(What needs to be done) Repeat exactly the lines running from the first line of the data to the line containing "let cx = 284, cy = 275, radius = 187;", both ends included, and nothing else; drop the pictures.
- - - -
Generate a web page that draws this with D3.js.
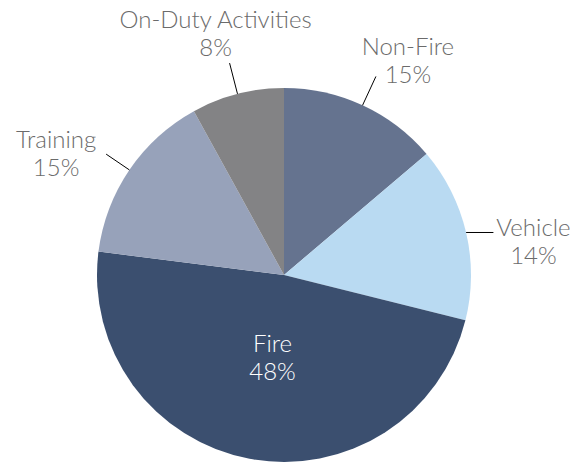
<!DOCTYPE html>
<html>
<head>
<meta charset="utf-8">
<script src="https://cdn.jsdelivr.net/npm/d3@7"></script>
<style>
  body { margin: 0; background: #fff; }
  text { font-family: Lato, "Open Sans", sans-serif; font-weight: 300; }
</style>
</head>
<body>
<div id="chart"></div>
<script>
// slice sizes (angles), labels as printed
let categories = ["Non-Fire", "Vehicle", "Fire", "Training", "On-Duty Activities"];
let values = [13.8, 15.1, 48.1, 15.0, 8.0];
let pctLabels = ["15%", "14%", "48%", "15%", "8%"];
let colors = ["#65738f", "#b9daf2", "#3b4f6f", "#97a2ba", "#838385"];

let width = 576, height = 464;
let cx = 284, cy = 275, radius = 187;

// label offsets from the leader line end (dx, dy of first baseline)
let labelOffsets = [[32, -21], [40, 3], null, [-50, -6], [-14, -35]];
let leaderLen = [1.17, 1.15, 0, 1.15, 1.17];

let svg = d3.select('#chart')
    .append('svg')
    .attr('width', width)
    .attr('height', height)
    .append('g')
    .attr('transform', 'translate(' + cx + ',' + cy + ')');

let pie = d3.pie().sort(null).value(function (d) { return d; });
let arcs = pie(values);

let arc = d3.arc().innerRadius(0).outerRadius(radius);

svg.selectAll('path')
    .data(arcs)
    .enter()
    .append('path')
    .attr('d', arc)
    .style('fill', function (d, i) { return colors[i]; });

function pt(angle, r) {
    return [Math.sin(angle) * r, -Math.cos(angle) * r];
}

arcs.forEach(function (d, i) {
    let mid = (d.startAngle + d.endAngle) / 2;
    if (labelOffsets[i] == null) {
        // inside label
        let c = pt(mid, radius * 0.45);
        let t = svg.append('text')
            .attr('text-anchor', 'middle')
            .style('fill', '#ffffff')
            .style('font-size', '24px');
        t.append('tspan').attr('x', c[0] + 4).attr('y', c[1] - 6).text(categories[i]);
        t.append('tspan').attr('x', c[0] + 4).attr('y', c[1] + 22).text(pctLabels[i]);
        return;
    }
    let p0 = pt(mid, radius);
    let p1 = pt(mid, radius * leaderLen[i]);
    if (i == 1) p1 = [p1[0], p0[1]];
    svg.append('line')
        .attr('x1', p0[0]).attr('y1', p0[1])
        .attr('x2', p1[0]).attr('y2', p1[1])
        .style('stroke', '#000')
        .style('stroke-width', 1);
    let lx = p1[0] + labelOffsets[i][0];
    let ly = p1[1] + labelOffsets[i][1];
    let t = svg.append('text')
        .attr('text-anchor', 'middle')
        .style('fill', '#6b6b6b')
        .style('font-size', '24px');
    t.append('tspan').attr('x', lx).attr('y', ly).text(categories[i]);
    t.append('tspan').attr('x', lx).attr('y', ly + 28).text(pctLabels[i]);
});
</script>
</body>
</html>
- - - -
(Complete answer)
Generate a web page that draws this with D3.js.
<!DOCTYPE html>
<html>
<head>
<meta charset="utf-8">
<script src="https://cdn.jsdelivr.net/npm/d3@7"></script>
<style>
  body { margin: 0; background: #fff; }
  text { font-family: Lato, "Open Sans", sans-serif; font-weight: 300; }
</style>
</head>
<body>
<div id="chart"></div>
<script>
// slice sizes (angles), labels as printed
let categories = ["Non-Fire", "Vehicle", "Fire", "Training", "On-Duty Activities"];
let values = [13.8, 15.1, 48.1, 15.0, 8.0];
let pctLabels = ["15%", "14%", "48%", "15%", "8%"];
let colors = ["#65738f", "#b9daf2", "#3b4f6f", "#97a2ba", "#838385"];

let width = 576, height = 464;
let cx = 284, cy = 275, radius = 187;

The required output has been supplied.